Timeless and Timely Learning

With the exception of mass extinctions, many would argue that the world is changing more quickly now than ever before; climate, as well as technology changing the way people live, are two of the most obvious examples.

In the late summer, West Vancouver Schools principals and vice-principals participated in a workshop with Discovery Education’s Hall Davidson. Mr. Davidson spoke about some of the technologies that are, and will, change the way students learn including Artificial Intelligence (AI), Virtual Reality (VR), and Augmented Reality (AR).

Disruptions to the status quo that prompt change are often a good thing, but they can also distract from an organization’s or a system’s true purpose.

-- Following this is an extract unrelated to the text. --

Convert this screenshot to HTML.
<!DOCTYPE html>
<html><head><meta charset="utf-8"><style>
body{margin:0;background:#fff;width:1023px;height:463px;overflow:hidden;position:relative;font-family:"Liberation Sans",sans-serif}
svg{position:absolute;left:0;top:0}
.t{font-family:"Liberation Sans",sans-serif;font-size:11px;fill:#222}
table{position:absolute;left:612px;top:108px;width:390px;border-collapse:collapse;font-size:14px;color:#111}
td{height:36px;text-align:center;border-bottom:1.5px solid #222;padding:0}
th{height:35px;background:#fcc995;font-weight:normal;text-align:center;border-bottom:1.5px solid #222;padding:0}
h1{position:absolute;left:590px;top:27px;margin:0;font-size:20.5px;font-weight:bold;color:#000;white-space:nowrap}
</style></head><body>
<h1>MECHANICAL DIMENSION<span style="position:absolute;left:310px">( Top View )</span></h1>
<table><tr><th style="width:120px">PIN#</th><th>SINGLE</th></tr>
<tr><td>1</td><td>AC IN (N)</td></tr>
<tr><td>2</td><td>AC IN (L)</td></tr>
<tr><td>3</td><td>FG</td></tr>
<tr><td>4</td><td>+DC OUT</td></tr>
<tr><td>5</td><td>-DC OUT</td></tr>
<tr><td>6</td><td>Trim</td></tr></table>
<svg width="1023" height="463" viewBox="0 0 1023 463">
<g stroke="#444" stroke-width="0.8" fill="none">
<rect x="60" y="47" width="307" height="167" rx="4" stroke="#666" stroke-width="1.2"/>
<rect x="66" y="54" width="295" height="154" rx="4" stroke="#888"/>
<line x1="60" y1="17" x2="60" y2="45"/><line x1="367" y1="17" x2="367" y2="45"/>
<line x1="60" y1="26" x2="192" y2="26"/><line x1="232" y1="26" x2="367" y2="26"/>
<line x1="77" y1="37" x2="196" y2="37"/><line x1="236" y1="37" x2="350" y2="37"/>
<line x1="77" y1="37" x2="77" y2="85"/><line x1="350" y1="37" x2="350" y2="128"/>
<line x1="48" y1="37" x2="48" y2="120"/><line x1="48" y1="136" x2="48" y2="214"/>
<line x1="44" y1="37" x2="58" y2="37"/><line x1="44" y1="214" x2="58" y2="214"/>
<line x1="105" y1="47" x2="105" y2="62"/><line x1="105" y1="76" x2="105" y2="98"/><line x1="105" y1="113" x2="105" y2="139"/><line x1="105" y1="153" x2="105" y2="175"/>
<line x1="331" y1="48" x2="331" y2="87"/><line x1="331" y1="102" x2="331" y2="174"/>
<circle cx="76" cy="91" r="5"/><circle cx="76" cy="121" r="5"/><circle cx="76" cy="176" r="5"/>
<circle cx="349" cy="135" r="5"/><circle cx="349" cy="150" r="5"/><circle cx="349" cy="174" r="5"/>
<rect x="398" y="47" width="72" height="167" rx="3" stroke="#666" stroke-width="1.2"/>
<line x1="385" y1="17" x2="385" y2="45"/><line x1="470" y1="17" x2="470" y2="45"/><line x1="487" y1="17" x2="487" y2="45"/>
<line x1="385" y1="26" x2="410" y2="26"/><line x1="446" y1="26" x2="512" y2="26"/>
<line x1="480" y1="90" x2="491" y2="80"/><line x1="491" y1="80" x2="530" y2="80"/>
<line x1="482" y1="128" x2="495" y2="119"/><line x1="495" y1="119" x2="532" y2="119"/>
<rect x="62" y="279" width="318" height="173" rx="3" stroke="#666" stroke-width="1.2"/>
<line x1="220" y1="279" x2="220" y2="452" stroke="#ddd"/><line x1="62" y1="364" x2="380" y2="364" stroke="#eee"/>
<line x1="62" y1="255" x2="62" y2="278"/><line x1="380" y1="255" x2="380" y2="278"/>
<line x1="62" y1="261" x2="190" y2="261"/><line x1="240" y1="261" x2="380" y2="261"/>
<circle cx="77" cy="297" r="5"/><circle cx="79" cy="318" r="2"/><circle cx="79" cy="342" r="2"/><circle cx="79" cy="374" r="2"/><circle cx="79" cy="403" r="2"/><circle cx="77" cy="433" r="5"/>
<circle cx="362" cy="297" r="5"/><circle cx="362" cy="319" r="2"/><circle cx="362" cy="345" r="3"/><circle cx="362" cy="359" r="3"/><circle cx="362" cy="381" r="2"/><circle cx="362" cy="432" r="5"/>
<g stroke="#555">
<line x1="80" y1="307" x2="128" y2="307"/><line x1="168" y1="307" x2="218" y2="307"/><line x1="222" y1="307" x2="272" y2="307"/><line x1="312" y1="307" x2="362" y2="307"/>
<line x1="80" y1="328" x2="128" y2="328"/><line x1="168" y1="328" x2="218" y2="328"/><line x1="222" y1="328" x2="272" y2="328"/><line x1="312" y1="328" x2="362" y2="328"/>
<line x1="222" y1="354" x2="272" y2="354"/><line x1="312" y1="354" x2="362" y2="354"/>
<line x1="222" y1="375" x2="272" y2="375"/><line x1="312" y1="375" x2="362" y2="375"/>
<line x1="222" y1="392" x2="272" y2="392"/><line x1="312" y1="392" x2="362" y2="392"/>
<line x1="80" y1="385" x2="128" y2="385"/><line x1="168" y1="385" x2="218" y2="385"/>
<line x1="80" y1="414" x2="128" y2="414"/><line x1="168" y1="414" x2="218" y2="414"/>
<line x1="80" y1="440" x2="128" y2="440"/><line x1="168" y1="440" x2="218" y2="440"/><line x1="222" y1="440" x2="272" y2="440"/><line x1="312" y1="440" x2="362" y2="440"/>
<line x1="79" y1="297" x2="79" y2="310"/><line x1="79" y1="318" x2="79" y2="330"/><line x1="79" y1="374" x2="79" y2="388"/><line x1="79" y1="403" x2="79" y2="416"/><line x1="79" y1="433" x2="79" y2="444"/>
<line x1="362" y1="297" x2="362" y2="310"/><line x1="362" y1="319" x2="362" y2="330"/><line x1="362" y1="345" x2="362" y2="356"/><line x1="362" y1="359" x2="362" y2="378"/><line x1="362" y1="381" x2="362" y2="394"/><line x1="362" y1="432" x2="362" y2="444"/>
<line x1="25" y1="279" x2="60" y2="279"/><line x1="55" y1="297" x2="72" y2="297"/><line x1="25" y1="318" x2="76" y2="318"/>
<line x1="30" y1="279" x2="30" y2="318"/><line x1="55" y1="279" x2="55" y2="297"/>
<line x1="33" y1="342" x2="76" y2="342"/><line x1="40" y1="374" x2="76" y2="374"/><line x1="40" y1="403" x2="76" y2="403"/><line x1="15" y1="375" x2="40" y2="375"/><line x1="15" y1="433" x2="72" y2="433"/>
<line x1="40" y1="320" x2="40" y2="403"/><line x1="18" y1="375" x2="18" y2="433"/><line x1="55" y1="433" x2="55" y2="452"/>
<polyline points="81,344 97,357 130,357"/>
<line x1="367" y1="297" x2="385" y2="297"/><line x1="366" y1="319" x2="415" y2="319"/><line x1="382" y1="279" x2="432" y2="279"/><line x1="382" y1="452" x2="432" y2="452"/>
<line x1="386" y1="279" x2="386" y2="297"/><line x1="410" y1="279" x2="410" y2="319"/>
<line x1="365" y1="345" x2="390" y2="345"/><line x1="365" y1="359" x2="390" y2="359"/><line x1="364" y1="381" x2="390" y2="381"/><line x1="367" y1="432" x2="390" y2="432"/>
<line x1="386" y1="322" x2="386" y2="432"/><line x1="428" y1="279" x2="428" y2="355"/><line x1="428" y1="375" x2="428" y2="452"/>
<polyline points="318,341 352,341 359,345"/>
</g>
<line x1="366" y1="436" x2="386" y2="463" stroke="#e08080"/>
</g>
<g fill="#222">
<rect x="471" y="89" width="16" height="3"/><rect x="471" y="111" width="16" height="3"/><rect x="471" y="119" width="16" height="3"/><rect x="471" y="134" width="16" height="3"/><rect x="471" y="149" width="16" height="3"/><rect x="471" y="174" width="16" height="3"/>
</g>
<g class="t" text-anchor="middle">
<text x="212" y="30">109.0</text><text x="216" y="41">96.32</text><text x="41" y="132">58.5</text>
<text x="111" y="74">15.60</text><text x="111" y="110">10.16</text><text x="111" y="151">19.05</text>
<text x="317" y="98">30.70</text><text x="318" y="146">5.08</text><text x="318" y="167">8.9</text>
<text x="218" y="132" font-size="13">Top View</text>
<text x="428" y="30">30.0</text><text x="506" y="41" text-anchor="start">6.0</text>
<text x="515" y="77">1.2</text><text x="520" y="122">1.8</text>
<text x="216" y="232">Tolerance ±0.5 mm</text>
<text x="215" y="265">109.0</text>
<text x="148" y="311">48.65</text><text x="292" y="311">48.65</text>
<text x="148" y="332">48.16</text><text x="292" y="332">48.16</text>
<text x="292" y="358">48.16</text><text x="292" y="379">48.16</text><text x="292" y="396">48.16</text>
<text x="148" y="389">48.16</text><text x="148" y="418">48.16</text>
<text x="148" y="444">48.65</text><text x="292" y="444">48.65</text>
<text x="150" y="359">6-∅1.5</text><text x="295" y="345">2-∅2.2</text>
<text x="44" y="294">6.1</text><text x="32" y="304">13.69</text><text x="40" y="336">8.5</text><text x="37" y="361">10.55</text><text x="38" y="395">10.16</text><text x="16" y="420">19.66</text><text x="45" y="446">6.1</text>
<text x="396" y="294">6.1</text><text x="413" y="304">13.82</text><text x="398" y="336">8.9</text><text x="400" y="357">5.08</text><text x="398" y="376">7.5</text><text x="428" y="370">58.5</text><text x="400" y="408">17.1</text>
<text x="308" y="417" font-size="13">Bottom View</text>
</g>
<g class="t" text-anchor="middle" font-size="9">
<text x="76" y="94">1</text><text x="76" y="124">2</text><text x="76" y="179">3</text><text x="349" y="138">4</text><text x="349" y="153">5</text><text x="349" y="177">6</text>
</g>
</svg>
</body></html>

The disruption could also be significant enough to alter an organization’s or system’s purpose.

In an elementary school, when evaluating the benefits of new tools and ideas in education, and trying to gauge how much prominence, if any, such tools and ideas should have in the learning of 5-13 year olds, a lens or framework is helpful. Over the summer, I’ve been thinking about learning that is timeless, timely or both.

In an elementary school, there is still plenty of room for teaching timeless skills: reading, writing, numeracy and social and emotional learning. The value of these skills has never diminished and many would argue that with the internet providing access to abundant and potentially overwhelming information, as well as providing platforms (blogs, social media such as YouTube, Instagram, Facebook, and Twitter) for self-expression and an audience, literacy skills are becoming even more valuable.

There is also great value in teaching timely skills and concepts. The increasing role of technology in our lives makes learning the basics of computer programming timely; coding is interesting to many students and is becoming another part of understanding the world.

As one evaluates the prominence that coding or any other timely learning such as VR and AR should play in a young person’s education, it is worth examining if that timely learning has timeless roots. For coding, there is much to be learned about the concepts of computational thinking such as (1) breaking a problem down into parts or steps, (2) identifying patterns, (3) developing instructions to solve a problem, and (4) generalizing patterns into rules. Such concepts of problem solving are applicable for areas of learning unrelated to technology and possibly fall into the timeless category. If in the future machines come to do almost all of the coding and coding becomes a far less valuable skill, or less valuable for many people to have, the skills and concepts of computational thinking will endure and continue to be taught.

Even without timeless roots, however, there is room for timely learning. In addition to it (usually) being interesting, timely learning also helps students understand what it means to be a learner. Thriving in a period of rapid change requires curiousity and open-mindedness to try new things, agility to adapt to change, and pivoting to work around roadblocks. Sometimes what is learned (content, skill, or competency) is less important than developing key traits of a learner’s mindset such as open-mindedness.

The overlap between “Timeless” and “Timely” learning continues to expand. Timeless learning such as developing literacy skills should, whenever possible, incorporate timely enhancements such as using tools like Google Read & Write to help with comprehension, or Discovery Education Techbook to access vetted, developmentally appropriate, resources.

I don’t have the answer for how much learning should be timeless, timely, or both, only that learning should be in all three zones.

In 1920, the artist George Bellows said,

Try everything that can be done. Be deliberate. Be spontaneous. Be thoughtful. Be painstaking. Be abandoned and impulsive. Learn your own possibilities.

Learners – whether they be educators or students – can be many things, whether it be a teacher very carefully crafting a well-developed year plan of how a student is going to learn to read or at other times, they can be spontaneous, maybe even “abandoned”, in trying something new simply because learners should try new things. Such is the mindset of someone, or the culture of an organization, with great possibilities.